The hurricane's maximum sustained wind speeds increased to 110 miles per hour on Tuesday, putting it only one mile per hour away from being classified as a Category 3 hurricane on the Saffir-Simpson Hurricane Wind Scale.

While Michael's strength increased, the NHC reported hurricane-force winds extended 35 miles from the center of the storm, a decrease from the 40 miles reported at 8 a.m. EDT.

hurricane michael nasa
NASA's Aqua Satellite captures Hurricane Michael's strengthening in the Atlantic. NASA

The NHC discontinued a hurricane watch for the coast of Alabama but kept a hurricane warning in place for the Alabama/Florida border to the Suwannee River in Florida.

Ahead of the storm, Florida Governor Rick Scott and Alabama Governor Kay Ivey declared a state of emergency for their respective states. Several local governments in Florida also issued mandatory and voluntary evacuation orders, including:

  • Bay County: Mandatory evacuation order for zones A, B and C
  • Citrus County: Mandatory for zone A and mobile homes and RVs
  • Dixie County: Mandatory for coastal, zone A, low lying areas and mobile homes
  • Franklin County: Mandatory for all residents and businesses
  • Gadsden County: Voluntary for mobile home and low lying areas
  • Gulf County: Mandatory for Cape San Blas, Indian Pass, Simmons Bayou, Highland View, Windmark, Port St. Joe, St. Joe Beach, Beacon Hill
  • Hernando County: Voluntary for coastal zone levels A and B
  • Jackson County: Mandatory for mobile homes, manufactured homes and RV parks
  • Jefferson County: Voluntary for coastal, low lying areas and mobile homes
  • Leon County: Voluntary for mobile homes and low lying flood prone areas
  • Levy County: Mandatory for Coastal Levy County
  • Liberty County: Voluntary for mobile homes, substandard housing and low lying areas
  • Okaloosa County: Mandatory evacuation for all properties south of US 98, low lying and coastal areas
  • Pasco County: Voluntary evacuations west of US 19
  • Santa Rosa County: Voluntary evacuations for mobile home parks, campsites, low lying areas and Navarre Beach
  • Wakulla County: Mandatory for zone A, mobile homes and other weak structures.
  • Walton County: Mandatory for zones A and B
  • Escambia County: Voluntary for zone A and low lying areas

During a press briefing on Tuesday, Scott implored residents to take the storm seriously and said there's no reason every family in Florida shouldn't be prepared.

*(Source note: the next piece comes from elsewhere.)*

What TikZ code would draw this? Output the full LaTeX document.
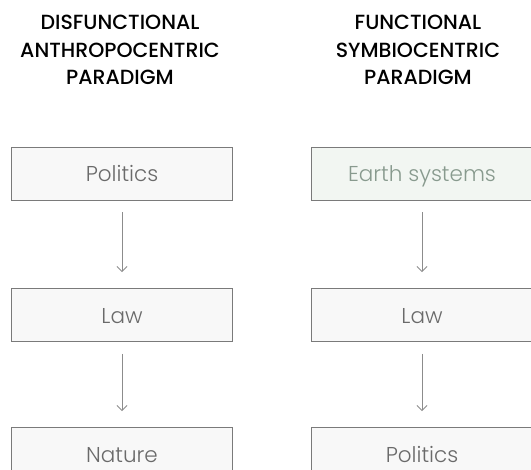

"Hurricane Michael is forecast to be the most destructive storm to hit the [Florida] Panhandle in decades," Scott tweeted. "It will be life-threatening and extremely dangerous. You cannot hide from this storm. You can rebuild your home, you cannot rebuild your life."

Scott warned residents that the storm surge, which is forecasted to reach up to 12 feet between Indian Pass, Florida, and Cedar Key, Florida, should not be taken lightly, calling it his biggest concern.

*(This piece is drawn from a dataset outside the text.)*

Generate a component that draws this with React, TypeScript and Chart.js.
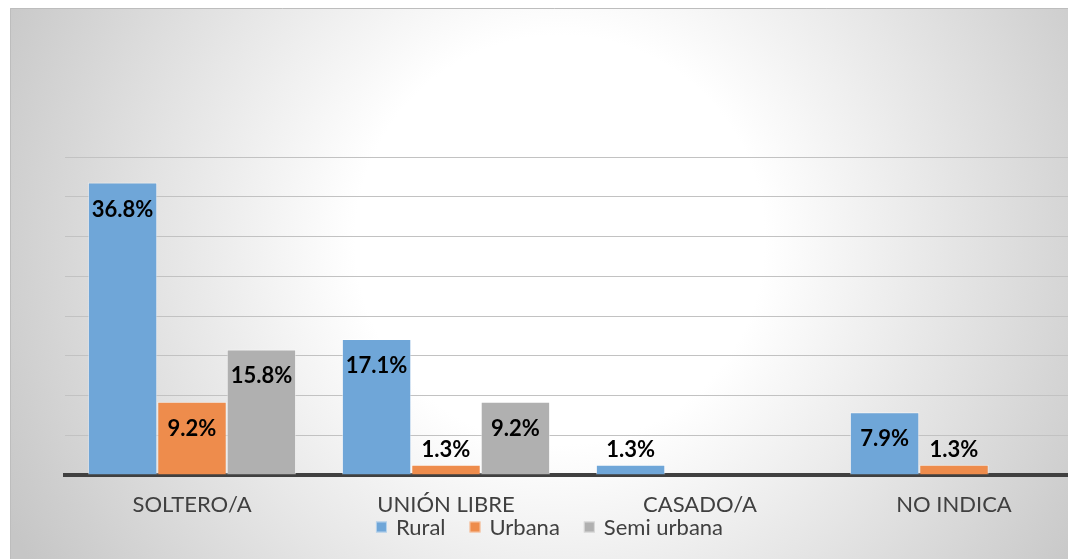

"When you watch those videos about the tsunamis, that's like three feet and that's deadly," he explained. "We're talking about more than that."

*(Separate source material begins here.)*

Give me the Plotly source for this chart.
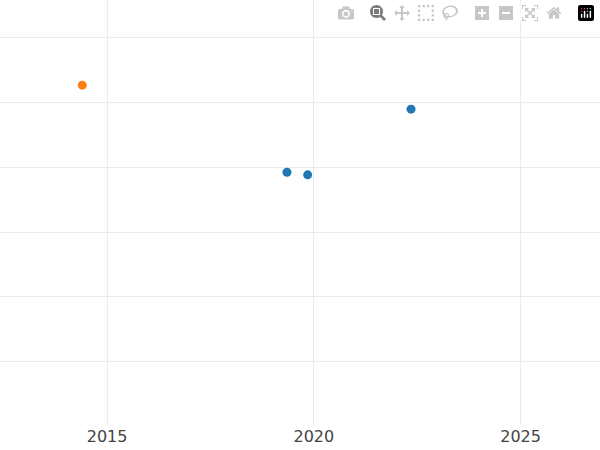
import plotly.graph_objects as go

years_blue = [2019.35, 2019.85, 2022.35]
vals_blue = [2.92, 2.88, 3.89]
years_orange = [2014.4]
vals_orange = [4.26]

fig = go.Figure()
fig.add_trace(go.Scatter(x=years_blue, y=vals_blue, mode="markers",
                         marker=dict(color="#1f77b4", size=9)))
fig.add_trace(go.Scatter(x=years_orange, y=vals_orange, mode="markers",
                         marker=dict(color="#ff7f0e", size=9)))
fig.update_layout(
    width=600, height=450, showlegend=False,
    paper_bgcolor="white", plot_bgcolor="white",
    margin=dict(l=0, r=0, t=0, b=25, pad=0),
    xaxis=dict(range=[2012.41, 2026.92], tickvals=[2015, 2020, 2025],
               gridcolor="#ebebeb", zeroline=False,
               tickfont=dict(family="DejaVu Sans", size=16, color="#444")),
    yaxis=dict(range=[-0.97, 5.57], tickvals=[0, 1, 2, 3, 4, 5],
               showticklabels=False, gridcolor="#ebebeb", zeroline=False),
)
fig.write_html("out.html", post_script="document.body.style.margin='0';document.body.style.overflow='hidden';")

hurricane michael rainfall
Rainfall from Hurricane Michael is expected to impact the East Coast as far north as southern New England. National Hurricane Center

Scott instructed tolls in Florida to be waived as people evacuate and activated 2,500 Florida National Guard troops to be ready to respond to the storm. The governor acknowledged that evacuation orders can be an inconvenience, but implored residents to heed orders from officials to save their own life and the lives of their family members.

After losing strength, Michael will be a tropical storm when it passes through Georgia, South Carolina and North Carolina on Thursday, turning into a post-tropical storm at 8 a.m. EDT on Friday. Winds and rain from Hurricane Michael are forecasted to be felt as north as New England before the storm turns away from the United States.